On dira: la question ne se pose pas, le risque d’une telle affirmation, dans l’hypothèse où BHO y songerait, où il le voudrait, est trop grand. Il serait balayé par le système avant d’y songer… Pourtant, il nous semble qu’il faut reconnaître un fait considérablement étonnant et troublant. Les signes d’une évolution radicale de la politique US vis-à-vis d’Israël n’ont pas manqué ces derniers temps. Le fait est qu’on doit admettre que ces signes n’ont guère soulevé de protestations, y compris chez les plus extrêmes et les plus allumés des extrémistes aux USA, alors que cette politique constitue un véritable anathème pour eux qui influencent largement le conformisme washingtonien. (Lorsqu’un John Bolton, interrogé sur cette question du nucléaire israélien, répond simplement: «If I were the Israeli government, I would be very worried about the Obama administration's attitude on their nuclear deterrent. You can barely raise the subject of nuclear weapons in the Middle East without someone saying: ‘What about Israel?’ If Israel's opponents put it on the table, it is entirely possible Obama will pick it up.», – on observe que son attitude, à lui qui est si extrémiste, est de prendre en compte la possibilité évoquée, sans s’exclamer à ce propos, avec l’indignation qu’il serait normal d’attendre de lui.)

Il y a peut-être une “fatigue” générale d’une aventure (la politique expansionniste US) qui, quoi que cela ne soit pas reconnu officiellement, n’engendre que désastre sur désastre, alors que tant de crises systémiques se développent. Peut-être ne le mesure-t-on pas encore précisément. Peut-être Obama ne le perçoit-il pas. Peut-être, après tout, se trompe-t-on sur ce qu’on a cru percevoir d’une éventuelle attitude révolutionnaire chez lui, et ne l’est-il pas complètement…
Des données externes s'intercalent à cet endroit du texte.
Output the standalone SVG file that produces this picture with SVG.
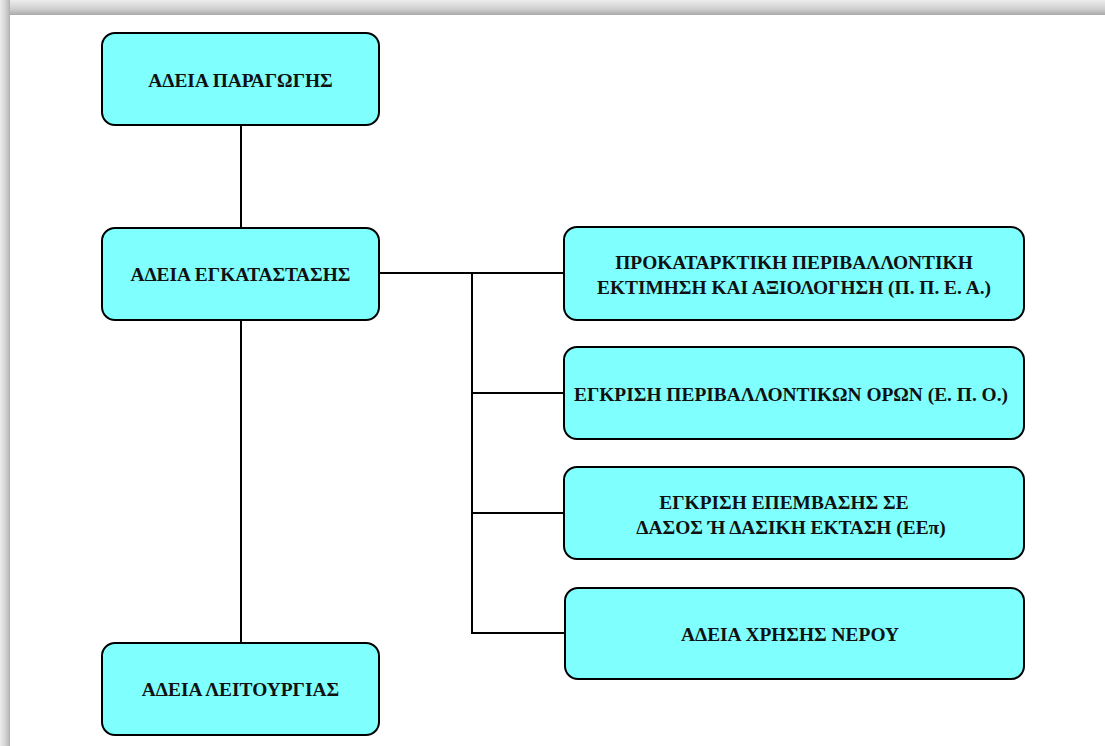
<svg xmlns="http://www.w3.org/2000/svg" width="1105" height="746" viewBox="0 0 1105 746">
<defs>
<linearGradient id="gt" x1="0" y1="0" x2="0" y2="1"><stop offset="0" stop-color="#ececec"/><stop offset="0.6" stop-color="#cfcfcf"/><stop offset="1" stop-color="#a9a9a9"/></linearGradient>
<linearGradient id="gl" x1="0" y1="0" x2="1" y2="0"><stop offset="0" stop-color="#ececec"/><stop offset="0.6" stop-color="#d0d0d0"/><stop offset="1" stop-color="#b0b0b0"/></linearGradient>
<style>
.box{fill:#80ffff;stroke:#000;stroke-width:2}
.t{font-family:'Liberation Serif','Times New Roman',serif;font-weight:700;font-size:19.4px;fill:#111;text-anchor:middle}
.c{stroke:#000;stroke-width:2;fill:none}
</style>
</defs>
<rect x="0" y="0" width="1105" height="746" fill="#fff"/>
<rect x="0" y="0" width="1105" height="15" fill="url(#gt)"/>
<rect x="0" y="0" width="10" height="746" fill="url(#gl)"/>
<g id="connectors">
<path class="c" d="M241 125V228M241 320V643M379 273H564M472 273V633H565M472 393H564M472 513H564"/>
</g>
<g id="n1"><rect class="box" x="102" y="33" width="277" height="92" rx="13"/><text class="t" x="240.5" y="87">ΑΔΕΙΑ ΠΑΡΑΓΩΓΗΣ</text></g>
<g id="n2"><rect class="box" x="102" y="228" width="277" height="92" rx="13"/><text class="t" x="240.5" y="281">ΑΔΕΙΑ ΕΓΚΑΤΑΣΤΑΣΗΣ</text></g>
<g id="n3"><rect class="box" x="102" y="643" width="277" height="92" rx="13"/><text class="t" x="240.5" y="696">ΑΔΕΙΑ ΛΕΙΤΟΥΡΓΙΑΣ</text></g>
<g id="n4"><rect class="box" x="564" y="227" width="460" height="93" rx="13"/><text class="t" x="794" y="269">ΠΡΟΚΑΤΑΡΚΤΙΚΗ ΠΕΡΙΒΑΛΛΟΝΤΙΚΗ</text><text class="t" x="794" y="294">ΕΚΤΙΜΗΣΗ ΚΑΙ ΑΞΙΟΛΟΓΗΣΗ (Π. Π. Ε. Α.)</text></g>
<g id="n5"><rect class="box" x="564" y="347" width="460" height="92" rx="13"/><text class="t" x="791" y="401">ΕΓΚΡΙΣΗ ΠΕΡΙΒΑΛΛΟΝΤΙΚΩΝ ΟΡΩΝ (Ε. Π. Ο.)</text></g>
<g id="n6"><rect class="box" x="564" y="467" width="460" height="92" rx="13"/><text class="t" x="784" y="509">ΕΓΚΡΙΣΗ ΕΠΕΜΒΑΣΗΣ ΣΕ</text><text class="t" x="791" y="534">ΔΑΣΟΣ Ή ΔΑΣΙΚΗ ΕΚΤΑΣΗ (ΕΕπ)</text></g>
<g id="n7"><rect class="box" x="565" y="588" width="459" height="91" rx="13"/><text class="t" x="790" y="641">ΑΔΕΙΑ ΧΡΗΣΗΣ ΝΕΡΟΥ</text></g>
</svg>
Quoi qu’il en soit, BHO a fait ce qu’il a fait, qui est d’engager des politiques contraditoires… Quoi qu’il en soit, il apparaît que certaines de ces initiatives vont, à un moment ou l’autre, le confronter à des choix ou à des décisions nécessaires, avec des conséquences déstabilisantes. C’est un constat, ce n’est nullement une précision dans un sens ou l’autre.